えとるた日記

フランスの文学、音楽、映画、BD

なんとモーリス・ピュジョ

あちらやこちらで引っ越しのお手伝いが続く。
ところで前言を翻しまして、
カミュのあれはハンフリー・ボガードであり、つまりハードボイルドである。
うむ、そうに違いあるまい。
で、大人しく宿題をこなす。

 Maupassant est un tempérament. Il a traité la Réalité comme une maitresse de bas étage. Il a rué sur son impudeur toute sa brutalité de mâle : chacune de ses pages semble vibrer de cette étreinte où il a fini par se briser. Mais la Nature n’est pas une fille qu’on force. La Nature est une Fiancée qui a d’autres secrets que ceux de son corps. L’œuvre d’art est une œuvre d’amour avant d’être une œuvre de chair. – Maurice Pujo.
(L'Écho de Paris, supplément illustré, 8 mars 1893.)
 モーパッサンは好色である。

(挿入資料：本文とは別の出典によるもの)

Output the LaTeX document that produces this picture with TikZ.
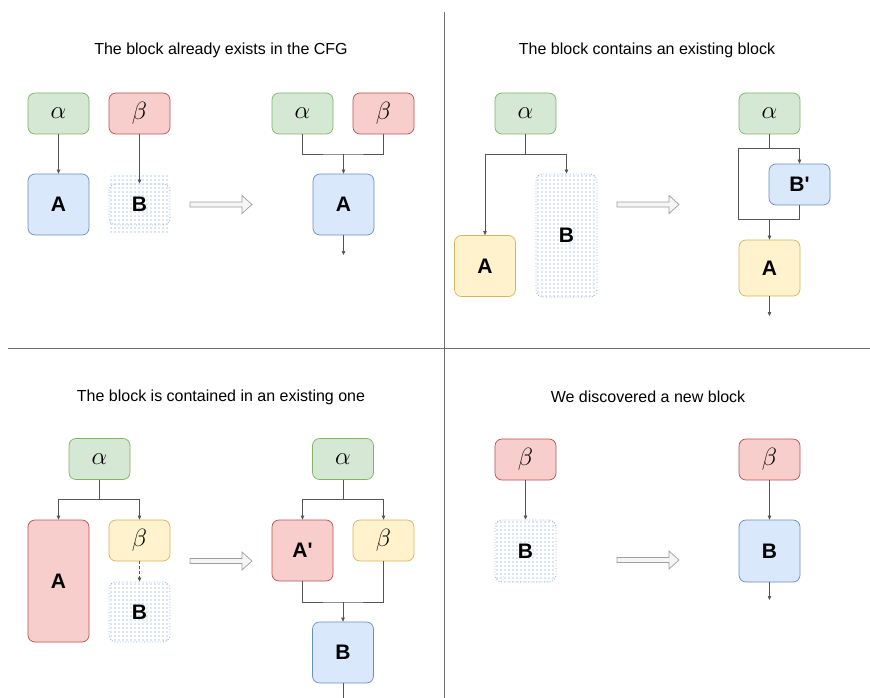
\documentclass[tikz,border=0pt]{standalone}
\usepackage{fontspec}
\setmainfont{Liberation Sans}
\usetikzlibrary{arrows.meta,calc}

\definecolor{gfill}{HTML}{D5E8D4}\definecolor{gline}{HTML}{82B366}
\definecolor{rfill}{HTML}{F8CECC}\definecolor{rline}{HTML}{B85450}
\definecolor{bfill}{HTML}{DAE8FC}\definecolor{bline}{HTML}{6C8EBF}
\definecolor{yfill}{HTML}{FFF2CC}\definecolor{yline}{HTML}{D6B656}
\definecolor{edge}{HTML}{555555}
\definecolor{sep}{HTML}{707070}
\definecolor{dotc}{HTML}{B8CFF2}

\newcommand{\dotgrid}[4]{% x1 y1 x2 y2 : dotted pattern inside a rounded box
  \begin{scope}
    \clip[rounded corners=7] (#1,#2) rectangle (#3,#4);
    \pgfmathsetmacro{\nx}{int((#3-#1)/4)}%
    \pgfmathsetmacro{\ny}{int((#4-#2)/4)}%
    \foreach \i in {0,...,\nx}{
      \foreach \j in {0,...,\ny}{
        \fill[dotc] ({#1+2+4*\i},{#2+2+4*\j}) circle (0.95);
      }
    }
  \end{scope}}

\tikzset{
  blk/.style={draw, rounded corners=7, inner sep=0, line width=0.7pt,
    minimum width=61pt, minimum height=41pt},
  sq/.style={blk, minimum height=61pt},
  green/.style={fill=gfill, draw=gline},
  red/.style={fill=rfill, draw=rline},
  blue/.style={fill=bfill, draw=bline},
  yellow/.style={fill=yfill, draw=yline},
  ghost/.style={blk, draw=bline!80, dotted, line width=0.9pt},
  lab/.style={font=\fontsize{21}{21}\selectfont\bfseries},
  gk/.style={font=\fontsize{25}{25}\selectfont},
  title/.style={font=\fontsize{16}{18}\selectfont},
  arr/.style={draw=edge, line width=0.7pt, -{Triangle[length=4pt,width=3.5pt]}},
  ln/.style={draw=edge, line width=0.7pt},
  bigarr/.style={draw=gray!75, fill=gray!8, line width=0.7pt, line join=miter},
}

\newcommand{\fatarrow}[2]{% left x, centre y
  \draw[bigarr] (#1,#2-2.5) -- (#1+52,#2-2.5) -- (#1+52,#2-9) -- (#1+62,#2)
    -- (#1+52,#2+9) -- (#1+52,#2+2.5) -- (#1,#2+2.5) -- cycle;}

\begin{document}
\begin{tikzpicture}[x=1pt,y=-1pt]
\useasboundingbox[fill=white] (0,0) rectangle (870,698);

% panel separators
\draw[sep, line width=1pt] (444,12) -- (444,698);
\draw[sep, line width=1pt] (8,348) -- (870,348);

% titles
\node[title] (t1) at (221,50) {The block already exists in the CFG};
\node[title] (t2) at (647,50) {The block contains an existing block};
\node[title] (t3) at (221,397) {The block is contained in an existing one};
\node[title] (t4) at (648,397) {We discovered a new block};

% ---------- panel 1 ----------
\node[blk,green,gk] (a1) at (58.5,113.5) {$\alpha$};
\node[blk,red,gk] (b1) at (139.5,113.5) {$\beta$};
\node[sq,blue,lab] (A1) at (58.5,204.5) {A};
\dotgrid{109}{174}{170}{235}
\node[sq,ghost,lab] (B1) at (139.5,204.5) {B};
\draw[arr] (a1) -- (A1);
\draw[arr] (b1) -- (B1);
\fatarrow{190}{204.5}

\node[blk,green,gk] (a2) at (302.5,113.5) {$\alpha$};
\node[blk,red,gk] (b2) at (383.5,113.5) {$\beta$};
\node[sq,blue,lab] (A2) at (343.5,204.5) {A};
\coordinate (j1) at (343.5,154);
\coordinate (o1) at (343.5,255);
\draw[ln] (a2.south) |- (j1) -| (b2.south);
\draw[arr] (j1) -- (A2.north);
\draw[arr] (A2.south) -- (o1);

% ---------- panel 2 ----------
\node[blk,green,gk] (a3) at (525.5,113.5) {$\alpha$};
\node[sq,yellow,lab] (A3) at (485,266) {A};
\dotgrid{536}{174}{597}{297}
\node[ghost,lab,minimum height=123pt] (B3) at (566.5,235.5) {B};
\coordinate (j2) at (525.5,154);
\draw[ln] (a3.south) -- (j2);
\draw[arr] (j2) -| (A3.north);
\draw[arr] (j2) -| (B3.north);
\fatarrow{617}{204.5}

\node[blk,green,gk] (a4) at (769.5,113.5) {$\alpha$};
\node[blk,blue,lab] (Bp) at (799.5,184.5) {B\textquotesingle};
\node[sq,yellow,lab,minimum height=56pt] (A4) at (769.5,268) {A};
\coordinate (s4) at (769.5,148);
\coordinate (m4) at (769.5,219);
\coordinate (o4) at (769.5,316);
\draw[ln] (a4.south) -- (s4);
\draw[arr] (s4) -| (Bp.north);
\draw[ln] (s4) -| (738.5,219) -- (m4);
\draw[ln] (Bp.south) |- (m4);
\draw[arr] (m4) -- (A4.north);
\draw[arr] (A4.south) -- (o4);

% ---------- panel 3 ----------
\node[blk,green,gk] (a5) at (99.5,459) {$\alpha$};
\node[sq,red,lab,minimum height=122pt] (A5) at (58.5,581) {A};
\node[blk,yellow,gk] (b5) at (139.5,540.5) {$\beta$};
\dotgrid{109}{582}{170}{642}
\node[sq,ghost,lab,minimum height=60pt] (B5) at (139.5,612) {B};
\coordinate (j5) at (99.5,499);
\draw[ln] (a5.south) -- (j5);
\draw[arr] (j5) -| (A5.north);
\draw[arr] (j5) -| (b5.north);
\draw[arr, densely dashed] (b5.south) -- (B5.north);
\fatarrow{190}{561}

\node[blk,green,gk] (a6) at (343,459) {$\alpha$};
\node[sq,red,lab] (Ap) at (302.5,550.5) {A\textquotesingle};
\node[blk,yellow,gk] (b6) at (383.5,540.5) {$\beta$};
\node[sq,blue,lab] (B6) at (343,652.5) {B};
\coordinate (j6) at (343,499);
\coordinate (m6) at (343,602);
\coordinate (o6) at (343,699);
\draw[ln] (a6.south) -- (j6);
\draw[arr] (j6) -| (Ap.north);
\draw[arr] (j6) -| (b6.north);
\draw[ln] (Ap.south) |- (m6) -| (b6.south);
\draw[arr] (m6) -- (B6.north);
\draw[ln] (B6.south) -- (o6);

% ---------- panel 4 ----------
\node[blk,red,gk] (b7) at (525.5,459.5) {$\beta$};
\dotgrid{495}{520}{556}{582}
\node[sq,ghost,lab,minimum height=62pt] (B7) at (525.5,551) {B};
\draw[arr] (b7) -- (B7);
\fatarrow{617}{560}

\node[blk,red,gk] (b8) at (769.5,459.5) {$\beta$};
\node[sq,blue,lab,minimum height=62pt] (B8) at (769.5,551) {B};
\coordinate (o8) at (769.5,600);
\draw[arr] (b8) -- (B8);
\draw[arr] (B8.south) -- (o8);
\end{tikzpicture}
\end{document}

彼は「現実」を下層階級の愛人のように扱った。彼は自分の破廉恥さの上に、牡としての粗暴さを丸ごと投げつけた。彼の書く頁はどれもこの抱擁に震えるかのようで、そこで彼は果てて終わるのである。だが「自然」は人が強要できるような娘ではない。「自然」は体の他にも秘密を持つ「婚約者」である。芸術作品は肉の成果であるより前に、まず愛の結晶である。――モーリス・ピュジョ

一読なんじゃこりゃ、であるが、それがピュジョであることで二度驚く。
Maurice Pujo (1872-1955)
左派寄りのジャーナリストとして出発するが、ドレフュス事件を機に右傾化。1898年極右団体アクション・フランセーズ創立に関わる。後にシャルル・モーラスの感化を受けて王党派に。1944年まで日刊紙『アクション・フランセーズ』の編集に携わった。戦時中はヴィシー政権に加担。戦後、対独協力の廉で五年間服役。出獄後、雑誌『フランスの諸側面』Aspects de la Franceを編集し、アクション・フランセーズを復活させた。
バルビュス(一歳年下)が最も左であれば、ピュジョは最も右に行った人ということになろう。
もっとも、ピュジョもこの時はまだ21歳の青年だった。
フランスの右派に関しては何ほども関心が無いが、このことだけは確かだと思うのは、
アクション・フランセーズは第三共和政の鬼子であった、ということだ。
1870年代生まれは、普仏戦争の「戦後」生まれであり、90年代に20代、
第三共和政と共に育った第一世代(シャルル・モーラスは68年生まれ)。
愛国心」を基軸に国民統合と富国強兵を進めてきた共和政政策の結果として、
軟弱なフランスを立て直すために伝統回帰を主張する一団が登場するというのは、
ある意味必然的な結果であって、教育効果が見事に発露していると言えなくもない。
その主張の行きつくところ、共和政に反対し、あまつさえはブルボン朝復活を掲げるところ、
まさしく鬼子たる所以であるが、子供であることに変わりはない。
(子供は時に、自らの出自に対して屈折した思いを抱くものだ。)
なんにせよ、1893年のこの時点では、
みんなまだ美学的な論争に耽っていることも許されたのであるが、
「政治」の時代は、実はすぐそこに迫ってきていた。
そのことを思うと、このモーパッサンについてのアンケートは、
時代の記録として、なんだか眩しいような輝きを帯びているようにも見えてくるのだ。